Go through the records below from the first line and print each one exactly, stopping after the line that contains "-0.775, -0.59, 0.05];". Do not print pictures or anything past that line.

>> Begin DATASET RECORDS

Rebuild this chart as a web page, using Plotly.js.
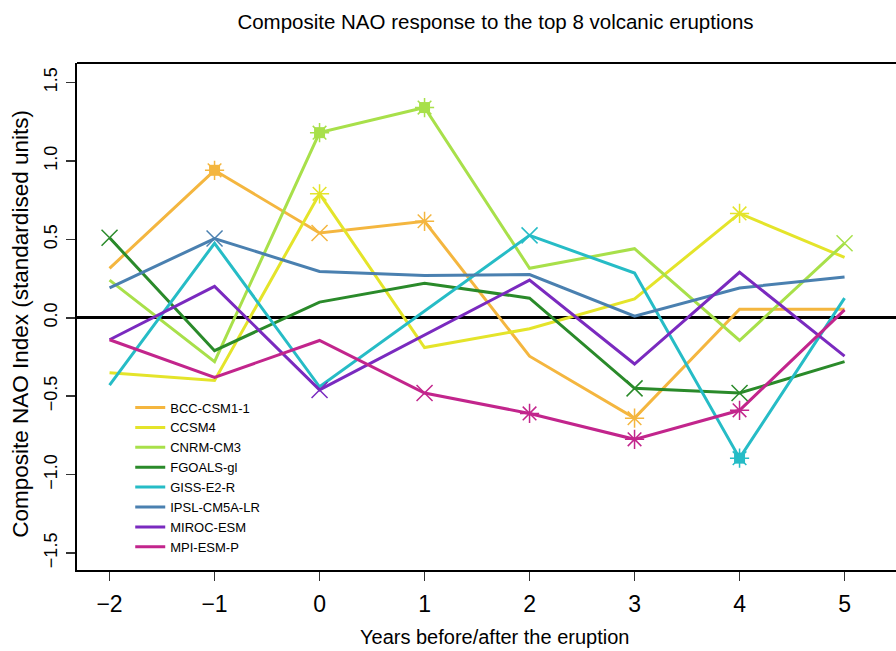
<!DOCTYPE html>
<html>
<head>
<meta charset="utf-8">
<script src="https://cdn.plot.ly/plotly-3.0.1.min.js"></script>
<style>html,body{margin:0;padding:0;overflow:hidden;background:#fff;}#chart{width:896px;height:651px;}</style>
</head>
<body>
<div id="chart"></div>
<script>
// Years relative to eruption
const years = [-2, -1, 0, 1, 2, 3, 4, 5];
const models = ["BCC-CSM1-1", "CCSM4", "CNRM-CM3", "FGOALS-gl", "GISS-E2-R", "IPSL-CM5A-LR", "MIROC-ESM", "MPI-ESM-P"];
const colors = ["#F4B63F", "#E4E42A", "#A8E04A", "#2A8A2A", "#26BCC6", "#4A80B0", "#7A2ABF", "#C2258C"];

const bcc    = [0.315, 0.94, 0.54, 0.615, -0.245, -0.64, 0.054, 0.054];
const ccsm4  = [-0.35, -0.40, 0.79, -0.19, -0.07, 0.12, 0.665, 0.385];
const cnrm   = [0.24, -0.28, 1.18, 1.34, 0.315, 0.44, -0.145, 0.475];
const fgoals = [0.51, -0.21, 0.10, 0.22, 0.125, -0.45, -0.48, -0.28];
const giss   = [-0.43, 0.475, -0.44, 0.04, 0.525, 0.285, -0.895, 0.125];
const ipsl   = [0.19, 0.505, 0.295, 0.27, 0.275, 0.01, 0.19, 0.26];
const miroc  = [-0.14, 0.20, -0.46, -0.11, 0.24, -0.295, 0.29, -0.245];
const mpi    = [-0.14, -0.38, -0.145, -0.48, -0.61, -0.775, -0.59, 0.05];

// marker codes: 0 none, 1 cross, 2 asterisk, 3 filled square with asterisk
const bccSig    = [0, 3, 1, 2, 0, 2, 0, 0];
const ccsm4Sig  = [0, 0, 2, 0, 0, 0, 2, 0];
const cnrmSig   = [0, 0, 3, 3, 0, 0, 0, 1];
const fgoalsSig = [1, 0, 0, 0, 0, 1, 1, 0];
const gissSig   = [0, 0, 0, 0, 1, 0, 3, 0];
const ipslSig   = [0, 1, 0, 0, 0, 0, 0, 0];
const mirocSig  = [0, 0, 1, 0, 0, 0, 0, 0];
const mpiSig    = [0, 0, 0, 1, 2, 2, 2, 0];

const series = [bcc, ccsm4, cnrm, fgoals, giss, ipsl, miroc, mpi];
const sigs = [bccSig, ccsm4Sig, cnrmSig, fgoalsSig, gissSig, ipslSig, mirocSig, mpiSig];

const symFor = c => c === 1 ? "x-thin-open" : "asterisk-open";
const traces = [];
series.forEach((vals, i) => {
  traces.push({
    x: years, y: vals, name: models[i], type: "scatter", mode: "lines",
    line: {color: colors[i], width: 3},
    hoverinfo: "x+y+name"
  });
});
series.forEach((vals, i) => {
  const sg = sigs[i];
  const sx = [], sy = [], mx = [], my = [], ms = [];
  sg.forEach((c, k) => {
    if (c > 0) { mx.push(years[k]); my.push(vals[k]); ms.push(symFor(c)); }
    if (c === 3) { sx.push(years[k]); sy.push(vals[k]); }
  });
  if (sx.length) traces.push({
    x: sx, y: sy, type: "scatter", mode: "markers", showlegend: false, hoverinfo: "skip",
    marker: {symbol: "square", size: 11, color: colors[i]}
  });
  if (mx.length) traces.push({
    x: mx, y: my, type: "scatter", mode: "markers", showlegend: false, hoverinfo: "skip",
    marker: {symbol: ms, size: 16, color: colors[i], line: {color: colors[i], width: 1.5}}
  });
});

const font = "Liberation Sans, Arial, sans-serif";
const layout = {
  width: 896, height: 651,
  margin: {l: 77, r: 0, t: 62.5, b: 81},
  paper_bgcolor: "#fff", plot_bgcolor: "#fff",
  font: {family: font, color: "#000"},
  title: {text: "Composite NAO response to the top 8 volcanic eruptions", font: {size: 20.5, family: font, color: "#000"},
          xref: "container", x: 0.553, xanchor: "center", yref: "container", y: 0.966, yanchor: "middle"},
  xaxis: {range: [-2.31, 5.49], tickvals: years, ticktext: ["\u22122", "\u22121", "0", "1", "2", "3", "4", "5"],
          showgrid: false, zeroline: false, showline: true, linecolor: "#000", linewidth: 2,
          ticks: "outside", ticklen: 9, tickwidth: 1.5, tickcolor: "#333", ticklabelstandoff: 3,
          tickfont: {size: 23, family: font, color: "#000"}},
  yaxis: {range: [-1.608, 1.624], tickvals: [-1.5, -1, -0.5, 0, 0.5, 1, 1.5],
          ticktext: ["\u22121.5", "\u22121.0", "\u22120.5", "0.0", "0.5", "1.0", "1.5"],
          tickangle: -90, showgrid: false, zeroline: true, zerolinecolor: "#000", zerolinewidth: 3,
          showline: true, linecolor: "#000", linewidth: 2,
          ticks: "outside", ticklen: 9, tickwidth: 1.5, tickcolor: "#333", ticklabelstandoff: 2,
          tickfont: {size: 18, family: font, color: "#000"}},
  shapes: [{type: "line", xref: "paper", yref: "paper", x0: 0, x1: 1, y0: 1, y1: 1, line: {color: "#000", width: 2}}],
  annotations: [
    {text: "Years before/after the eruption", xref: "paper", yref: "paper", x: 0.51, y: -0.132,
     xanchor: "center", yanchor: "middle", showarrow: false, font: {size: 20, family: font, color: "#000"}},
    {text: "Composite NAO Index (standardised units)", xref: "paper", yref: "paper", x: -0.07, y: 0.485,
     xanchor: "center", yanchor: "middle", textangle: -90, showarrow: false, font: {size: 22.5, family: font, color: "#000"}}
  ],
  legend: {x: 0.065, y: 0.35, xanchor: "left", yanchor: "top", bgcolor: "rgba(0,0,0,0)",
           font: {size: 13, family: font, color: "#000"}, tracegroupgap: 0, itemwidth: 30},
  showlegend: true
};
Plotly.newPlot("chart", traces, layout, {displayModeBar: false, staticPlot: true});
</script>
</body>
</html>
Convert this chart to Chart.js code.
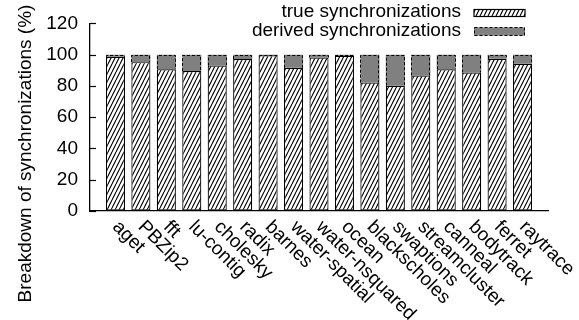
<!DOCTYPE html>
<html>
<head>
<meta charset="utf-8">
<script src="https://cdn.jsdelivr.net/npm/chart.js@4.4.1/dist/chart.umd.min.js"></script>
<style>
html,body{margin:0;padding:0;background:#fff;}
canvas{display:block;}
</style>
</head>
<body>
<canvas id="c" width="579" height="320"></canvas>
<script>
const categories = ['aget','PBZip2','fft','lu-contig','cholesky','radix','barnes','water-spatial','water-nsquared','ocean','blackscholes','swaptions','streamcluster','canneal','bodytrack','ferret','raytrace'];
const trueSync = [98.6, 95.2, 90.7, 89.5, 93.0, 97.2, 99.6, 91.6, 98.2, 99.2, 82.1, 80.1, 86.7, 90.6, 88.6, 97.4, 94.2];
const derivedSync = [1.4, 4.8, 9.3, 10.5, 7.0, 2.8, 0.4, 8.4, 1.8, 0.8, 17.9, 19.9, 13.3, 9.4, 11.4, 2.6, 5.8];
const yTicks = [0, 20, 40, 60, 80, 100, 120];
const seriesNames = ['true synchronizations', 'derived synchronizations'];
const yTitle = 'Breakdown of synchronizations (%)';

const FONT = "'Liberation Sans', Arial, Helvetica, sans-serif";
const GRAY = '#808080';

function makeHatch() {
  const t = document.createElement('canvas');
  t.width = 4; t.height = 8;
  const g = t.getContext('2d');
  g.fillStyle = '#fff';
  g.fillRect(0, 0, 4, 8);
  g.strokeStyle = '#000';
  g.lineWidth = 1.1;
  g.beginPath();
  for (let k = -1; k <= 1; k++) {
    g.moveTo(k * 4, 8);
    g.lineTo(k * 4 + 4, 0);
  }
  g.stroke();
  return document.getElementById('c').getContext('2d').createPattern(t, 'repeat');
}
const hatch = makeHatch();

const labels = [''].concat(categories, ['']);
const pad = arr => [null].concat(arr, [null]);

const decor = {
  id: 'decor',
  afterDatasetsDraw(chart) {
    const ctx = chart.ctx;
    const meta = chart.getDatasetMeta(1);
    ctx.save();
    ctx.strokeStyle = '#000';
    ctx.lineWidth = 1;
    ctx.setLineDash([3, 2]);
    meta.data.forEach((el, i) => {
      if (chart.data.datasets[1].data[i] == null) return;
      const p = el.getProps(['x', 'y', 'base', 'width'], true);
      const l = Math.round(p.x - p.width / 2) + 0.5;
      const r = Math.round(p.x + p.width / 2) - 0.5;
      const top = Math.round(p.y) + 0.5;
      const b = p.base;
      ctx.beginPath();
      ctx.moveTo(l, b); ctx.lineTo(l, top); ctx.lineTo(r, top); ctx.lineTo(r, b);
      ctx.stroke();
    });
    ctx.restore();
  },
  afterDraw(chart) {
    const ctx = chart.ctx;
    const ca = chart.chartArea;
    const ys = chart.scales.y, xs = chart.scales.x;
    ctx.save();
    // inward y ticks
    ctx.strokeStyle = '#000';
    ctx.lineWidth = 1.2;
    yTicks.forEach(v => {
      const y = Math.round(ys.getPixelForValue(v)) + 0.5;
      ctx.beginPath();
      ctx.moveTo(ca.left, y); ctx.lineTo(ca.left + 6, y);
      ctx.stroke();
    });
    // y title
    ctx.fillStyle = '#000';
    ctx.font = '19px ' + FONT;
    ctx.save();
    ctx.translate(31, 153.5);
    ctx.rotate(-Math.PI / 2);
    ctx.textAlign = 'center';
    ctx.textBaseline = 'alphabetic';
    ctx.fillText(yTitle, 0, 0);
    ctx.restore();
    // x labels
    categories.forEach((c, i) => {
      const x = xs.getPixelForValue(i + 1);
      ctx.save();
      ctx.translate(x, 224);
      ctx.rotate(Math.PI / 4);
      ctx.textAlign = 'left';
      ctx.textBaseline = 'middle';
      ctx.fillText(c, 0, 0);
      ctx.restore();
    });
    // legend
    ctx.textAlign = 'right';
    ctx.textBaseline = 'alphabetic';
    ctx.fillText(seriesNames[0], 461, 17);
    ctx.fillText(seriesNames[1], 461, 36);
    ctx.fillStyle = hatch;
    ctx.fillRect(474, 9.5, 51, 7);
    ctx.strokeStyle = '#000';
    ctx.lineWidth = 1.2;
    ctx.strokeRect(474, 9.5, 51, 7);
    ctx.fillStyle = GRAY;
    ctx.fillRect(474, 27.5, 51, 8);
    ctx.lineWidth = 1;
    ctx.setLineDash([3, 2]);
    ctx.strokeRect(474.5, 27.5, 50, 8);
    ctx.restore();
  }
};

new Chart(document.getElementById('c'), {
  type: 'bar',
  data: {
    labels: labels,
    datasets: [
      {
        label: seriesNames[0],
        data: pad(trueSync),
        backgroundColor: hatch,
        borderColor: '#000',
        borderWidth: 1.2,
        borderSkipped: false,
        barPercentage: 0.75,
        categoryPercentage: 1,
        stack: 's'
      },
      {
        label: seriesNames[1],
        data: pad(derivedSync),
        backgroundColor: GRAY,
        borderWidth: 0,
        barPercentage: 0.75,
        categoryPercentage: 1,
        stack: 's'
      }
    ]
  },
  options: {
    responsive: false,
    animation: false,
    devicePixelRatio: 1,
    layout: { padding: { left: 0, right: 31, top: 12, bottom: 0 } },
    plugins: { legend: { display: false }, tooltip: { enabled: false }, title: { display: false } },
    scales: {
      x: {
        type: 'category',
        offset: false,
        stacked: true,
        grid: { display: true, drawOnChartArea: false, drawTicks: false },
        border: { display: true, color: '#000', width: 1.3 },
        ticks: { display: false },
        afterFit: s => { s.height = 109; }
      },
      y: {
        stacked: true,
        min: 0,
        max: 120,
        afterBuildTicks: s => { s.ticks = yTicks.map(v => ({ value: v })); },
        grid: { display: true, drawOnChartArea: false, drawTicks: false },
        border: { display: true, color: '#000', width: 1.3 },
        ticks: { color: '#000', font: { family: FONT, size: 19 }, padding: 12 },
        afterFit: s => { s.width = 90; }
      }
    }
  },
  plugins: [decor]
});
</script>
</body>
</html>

>> End DATASET RECORDS

> _RESPONSE_
Rebuild this chart as a web page, using Plotly.js.
<!DOCTYPE html>
<html>
<head>
<meta charset="utf-8">
<script src="https://cdn.plot.ly/plotly-3.0.1.min.js"></script>
<style>html,body{margin:0;padding:0;overflow:hidden;background:#fff;}#chart{width:896px;height:651px;}</style>
</head>
<body>
<div id="chart"></div>
<script>
// Years relative to eruption
const years = [-2, -1, 0, 1, 2, 3, 4, 5];
const models = ["BCC-CSM1-1", "CCSM4", "CNRM-CM3", "FGOALS-gl", "GISS-E2-R", "IPSL-CM5A-LR", "MIROC-ESM", "MPI-ESM-P"];
const colors = ["#F4B63F", "#E4E42A", "#A8E04A", "#2A8A2A", "#26BCC6", "#4A80B0", "#7A2ABF", "#C2258C"];

const bcc    = [0.315, 0.94, 0.54, 0.615, -0.245, -0.64, 0.054, 0.054];
const ccsm4  = [-0.35, -0.40, 0.79, -0.19, -0.07, 0.12, 0.665, 0.385];
const cnrm   = [0.24, -0.28, 1.18, 1.34, 0.315, 0.44, -0.145, 0.475];
const fgoals = [0.51, -0.21, 0.10, 0.22, 0.125, -0.45, -0.48, -0.28];
const giss   = [-0.43, 0.475, -0.44, 0.04, 0.525, 0.285, -0.895, 0.125];
const ipsl   = [0.19, 0.505, 0.295, 0.27, 0.275, 0.01, 0.19, 0.26];
const miroc  = [-0.14, 0.20, -0.46, -0.11, 0.24, -0.295, 0.29, -0.245];
const mpi    = [-0.14, -0.38, -0.145, -0.48, -0.61, -0.775, -0.59, 0.05];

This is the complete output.